Even before President Trump took office for the second time, USCIS struggled to maintain sufficient staffing levels to adjudicate asylum applications in a timely manner. In a DHS Office of Inspector General report from FY2023, the OIG found that USCIS had over one million asylum cases pending, including 786,000 affirmative asylum cases pending for more than 180 days. The OIG also found that USCIS was not able to adjudicate these asylum cases in a timely manner because of insufficient funding and staffing levels. With this additional context, it is clear that USCIS has lacked sufficient staffing levels to process these claims for years now, and the root of the issue is funding. Therefore, this proposed rule, which effectively puts work permits for asylum seekers on hold until USCIS is able to reduce the asylum case backlog, misses the mark on addressing the root of the issue. Furthermore, a separate group of USCIS workers, Immigration Services Officers, are responsible for reviewing and processing asylum EAD applications, so the size of the EAD backlog does not have any bearing on the agency’s ability to decrease its asylum backlog.

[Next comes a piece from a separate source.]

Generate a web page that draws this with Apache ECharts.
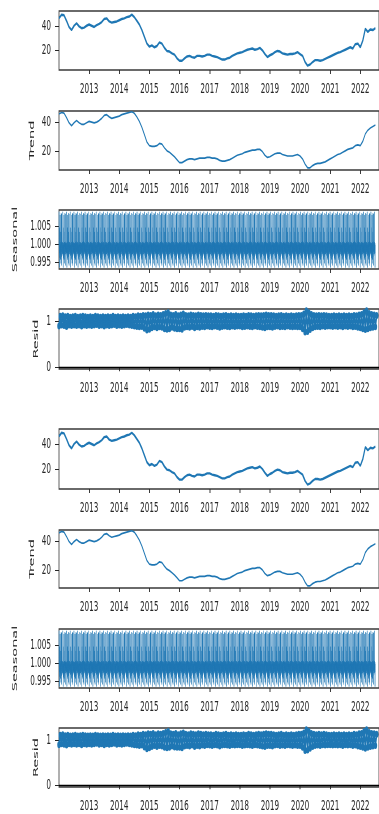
<!DOCTYPE html>
<html>
<head>
<meta charset="utf-8">
<script src="https://cdn.jsdelivr.net/npm/echarts@6/dist/echarts.min.js"></script>
<style>
  html, body { margin: 0; padding: 0; background: #ffffff; overflow: hidden; }
  #frame { width: 379px; height: 814px; overflow: hidden; position: relative; }
  /* the figure is laid out wide and shown horizontally condensed */
  #chart { width: 758px; height: 814px; transform: scaleX(0.5); transform-origin: 0 0; }
</style>
</head>
<body>
<div id="frame"><div id="chart"></div></div>
<script>
// Monthly series, first value is January 2012
const startYear = 2012;
const yearTicks = [2013, 2014, 2015, 2016, 2017, 2018, 2019, 2020, 2021, 2022];
const levelTicks = [20, 40];
const seasonalTicks = [0.995, 1.000, 1.005];
const residTicks = [0, 1];

const observed = [
  46, 49, 48.5, 44, 39, 36.5, 40, 42, 39.5, 38, 38.5, 40,
  41, 40, 39, 40.5, 41.5, 43, 45.5, 46, 43.5, 42.5, 43, 43.5,
  44.5, 45.5, 46, 47, 47.5, 49, 47, 44, 41, 36.5, 31, 25.5,
  23, 24, 22.5, 23.5, 26.5, 25.5, 22, 19.5, 19, 17.5, 16.5, 13.5,
  11.5, 11.5, 13.5, 15, 15.5, 14.5, 14, 15.5, 15.5, 15, 15.5, 16.5,
  16.5, 15.5, 15, 14.5, 13.5, 12.5, 12.5, 13.5, 14, 15.5, 16.5, 17.5,
  18, 18.5, 19.5, 20.5, 21, 21.5, 20.5, 21, 22, 20, 17, 14.5,
  16, 17, 18.5, 19.5, 19, 17.5, 17, 16.5, 17, 17, 17.5, 18.5,
  17, 15.5, 10.5, 7.5, 8.5, 10.5, 12, 12, 11.5, 12, 13, 14,
  15, 16, 17, 18, 18.5, 19.5, 20.5, 21.5, 22.5, 21.5, 25, 25.5,
  22.5, 28, 37.5, 35, 37, 36.5, 38
];

const trend = [
  45.5, 46.5, 46, 43, 39.5, 37.5, 39.5, 41, 39.5, 38.5, 38.5, 39.5,
  40.5, 40, 39.5, 40, 41, 42.5, 44.5, 45, 43.5, 42.5, 43, 43.5,
  44, 45, 45.5, 46, 46.5, 47, 46, 43.5, 40.5, 36.5, 31.5, 26.5,
  24, 23.5, 23.5, 24, 25.5, 25, 22.5, 20.5, 19.5, 18, 16.5, 14.5,
  12.5, 12.5, 13.5, 14.5, 15, 15, 14.5, 15, 15.5, 15.5, 15.5, 16,
  16, 15.5, 15.5, 15, 14, 13.5, 13.5, 14, 14.5, 15.5, 16.5, 17.5,
  18, 18.5, 19.5, 20, 20.5, 21, 21, 21.5, 21.5, 20, 17.5, 16,
  16.5, 17.5, 18.5, 19, 19, 18, 17.5, 17, 17, 17, 17.5, 18,
  17, 15, 11.5, 9, 9, 10.5, 11.5, 12, 12, 12.5, 13, 14,
  15, 16, 17, 18, 18.5, 19.5, 20.5, 21.5, 22, 22.5, 24, 24.5,
  24, 27, 32, 34.5, 36, 37, 38
];

// One full seasonal period (daily steps); the component repeats it
const seasonalCycle = [
  0.9994, 1.0092, 0.9981, 0.9968, 0.9990, 1.0003, 0.9934, 0.9998, 0.9985, 0.9975,
  0.9987, 1.0047, 0.9962, 0.9995, 1.0083, 0.9980, 0.9957, 0.9992, 1.0006, 0.9984,
  0.9971, 0.9999, 0.9989, 0.9946, 1.0035, 0.9993, 1.0088, 0.9977, 0.9965, 0.9996,
  1.0008, 0.9982, 0.9940, 1.0086, 0.9988,
  0.9991, 0.9979, 1.0004, 0.9985, 0.9972, 0.9998, 0.9983, 1.0006, 0.9976, 0.9990
];
const seasonalDays = 3835;

// Monthly upper and lower residual extremes
const residHigh = [
  1.11, 1.12, 1.10, 1.11, 1.09, 1.10, 1.11, 1.09, 1.10, 1.11, 1.10, 1.09,
  1.10, 1.09, 1.11, 1.10, 1.09, 1.10, 1.09, 1.10, 1.09, 1.11, 1.09, 1.10,
  1.09, 1.10, 1.09, 1.10, 1.09, 1.11, 1.10, 1.12, 1.11, 1.13, 1.12, 1.14,
  1.13, 1.15, 1.12, 1.14, 1.13, 1.15, 1.17, 1.19, 1.14, 1.13, 1.15, 1.12,
  1.14, 1.16, 1.13, 1.12, 1.14, 1.13, 1.12, 1.14, 1.13, 1.12, 1.13, 1.12,
  1.12, 1.11, 1.13, 1.12, 1.11, 1.12, 1.13, 1.11, 1.12, 1.11, 1.12, 1.11,
  1.11, 1.12, 1.11, 1.13, 1.12, 1.11, 1.12, 1.13, 1.12, 1.13, 1.14, 1.13,
  1.13, 1.12, 1.11, 1.12, 1.13, 1.11, 1.12, 1.11, 1.12, 1.11, 1.12, 1.13,
  1.13, 1.16, 1.23, 1.19, 1.15, 1.13, 1.12, 1.13, 1.12, 1.13, 1.12, 1.11,
  1.11, 1.12, 1.11, 1.12, 1.11, 1.12, 1.11, 1.12, 1.11, 1.13, 1.12, 1.14,
  1.15, 1.19, 1.23, 1.17, 1.15, 1.14, 1.13
];
const residLow = [
  0.90, 0.92, 0.91, 0.89, 0.92, 0.91, 0.92, 0.91, 0.92, 0.90, 0.92, 0.91,
  0.92, 0.91, 0.92, 0.93, 0.91, 0.92, 0.90, 0.92, 0.91, 0.92, 0.93, 0.91,
  0.92, 0.91, 0.92, 0.93, 0.92, 0.91, 0.90, 0.89, 0.88, 0.89, 0.85, 0.81,
  0.83, 0.86, 0.88, 0.86, 0.88, 0.87, 0.84, 0.83, 0.84, 0.87, 0.85, 0.84,
  0.84, 0.83, 0.87, 0.88, 0.87, 0.89, 0.86, 0.88, 0.87, 0.89, 0.88, 0.90,
  0.89, 0.88, 0.90, 0.89, 0.87, 0.89, 0.90, 0.89, 0.88, 0.90, 0.89, 0.90,
  0.90, 0.88, 0.89, 0.90, 0.89, 0.88, 0.90, 0.89, 0.88, 0.87, 0.86, 0.88,
  0.88, 0.87, 0.89, 0.90, 0.88, 0.89, 0.88, 0.90, 0.89, 0.88, 0.89, 0.88,
  0.88, 0.84, 0.77, 0.78, 0.82, 0.86, 0.88, 0.89, 0.88, 0.90, 0.89, 0.90,
  0.90, 0.89, 0.90, 0.89, 0.90, 0.88, 0.90, 0.89, 0.90, 0.88, 0.89, 0.87,
  0.86, 0.84, 0.82, 0.84, 0.86, 0.87, 0.88
];

// ---- series points on a fractional-year time index ----
const monthX = i => startYear + i / 12;
const observedData = observed.map((v, i) => [monthX(i), v]);
const trendData = trend.map((v, i) => [monthX(i), v]);
const seasonalData = [];
for (let d = 0; d < seasonalDays; d++) {
  seasonalData.push([startYear + d / 365.25, seasonalCycle[d % seasonalCycle.length]]);
}
const residData = [];
residLow.forEach((lo, i) => {
  residData.push([monthX(i), lo]);
  residData.push([monthX(i) + 1 / 24, residHigh[i]]);
});

// ---- layout of the eight panels (two stacked decompositions) ----
const SX = 0.5;                 // horizontal condensing of the figure
const hx = v => v / SX;         // shown width -> drawing width
const panelTops = [11, 111, 210, 309, 429, 530, 629, 728];
const panelHeights = [59, 59, 59, 60, 60, 58, 59, 59];
const panelKinds = ['obs', 'trend', 'seasonal', 'resid', 'obs', 'trend', 'seasonal', 'resid'];

const xMin = 2012, xMax = 2022.62, pxPerYear = 30.9;
const textFont = "'DejaVu Sans', sans-serif";
const blue = '#1f77b4';
const ink = '#262626';
const fs = 14.5;

const yCfg = {
  obs:      { min: 4,     max: 52,     ticks: levelTicks,    fmt: v => String(v),  name: '',         gap: 0 },
  trend:    { min: 7.5,   max: 47.5,   ticks: levelTicks,    fmt: v => String(v),  name: 'Trend',    gap: 46 },
  seasonal: { min: 0.993, max: 1.0097, ticks: seasonalTicks, fmt: v => v.toFixed(3), name: 'Seasonal', gap: 80 },
  resid:    { min: -0.04, max: 1.27,   ticks: residTicks,    fmt: v => String(v),  name: 'Resid',    gap: 38 }
};

const grids = [], xAxes = [], yAxes = [], series = [];
panelKinds.forEach((kind, i) => {
  grids.push({
    left: hx(59), top: panelTops[i], height: panelHeights[i],
    width: (xMax - xMin) * hx(pxPerYear),
    show: true, borderColor: '#3a3a3a', borderWidth: 1.6, backgroundColor: '#fff'
  });
  xAxes.push({
    type: 'value', gridIndex: i, min: xMin, max: xMax,
    axisLine: { show: false }, splitLine: { show: false },
    axisTick: { show: true, length: 4, customValues: yearTicks, lineStyle: { color: ink, width: 1.8 } },
    axisLabel: { customValues: yearTicks, formatter: v => String(v), fontSize: fs,
                 color: ink, margin: 12, fontFamily: textFont }
  });
  const c = yCfg[kind];
  yAxes.push({
    type: 'value', gridIndex: i, min: c.min, max: c.max,
    axisLine: { show: false }, splitLine: { show: false },
    axisTick: { show: true, length: hx(4), customValues: c.ticks, lineStyle: { color: ink, width: 1 } },
    axisLabel: { customValues: c.ticks, formatter: c.fmt, fontSize: fs, color: ink,
                 margin: hx(8), fontFamily: textFont },
    name: c.name, nameLocation: 'middle', nameRotate: 90, nameGap: c.gap,
    nameMoveOverlap: false,
    nameTextStyle: { fontSize: fs, color: ink, fontFamily: textFont }
  });

  if (kind === 'obs' || kind === 'trend') {
    series.push({
      type: 'line', xAxisIndex: i, yAxisIndex: i,
      data: kind === 'obs' ? observedData : trendData,
      showSymbol: false, silent: true,
      lineStyle: { color: blue, width: kind === 'obs' ? 2.4 : 1.7 }
    });
  } else if (kind === 'seasonal') {
    series.push({
      type: 'line', xAxisIndex: i, yAxisIndex: i, data: seasonalData,
      showSymbol: false, silent: true, lineStyle: { color: blue, width: 0.9 }
    });
  } else {
    series.push({
      type: 'line', xAxisIndex: i, yAxisIndex: i, data: residData,
      showSymbol: true, symbol: 'circle', symbolSize: 7, silent: true,
      itemStyle: { color: blue }, lineStyle: { color: blue, width: 3 },
      markLine: {
        silent: true, symbol: 'none', label: { show: false },
        lineStyle: { color: '#000', width: 1.4, type: 'solid' },
        data: [{ yAxis: 0 }]
      }
    });
  }
});

const chart = echarts.init(document.getElementById('chart'), null, { renderer: 'canvas' });
chart.setOption({
  animation: false,
  grid: grids, xAxis: xAxes, yAxis: yAxes, series: series
});
</script>
</body>
</html>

Last, it is worth stating clearly that this regulation does not reflect congressional intent. By barring access to the authorized workforce to asylum seekers, the government is making it nearly impossible for asylum seekers to pay new asylum fees instituted in the One Big Beautiful Bill (OBBBA), or even to live safely in the United States while pursuing their asylum claims. This proposed regulation thus flies in the face of the Refugee Act, and the congressional guarantee that individuals have the ability to seek asylum in the United States.
Based on our concerns, we urge you to withdraw this proposed rule in full and pursue policies that protect access to work authorization. Barring asylum seekers from working legally is not beneficial to them or their families, or our communities.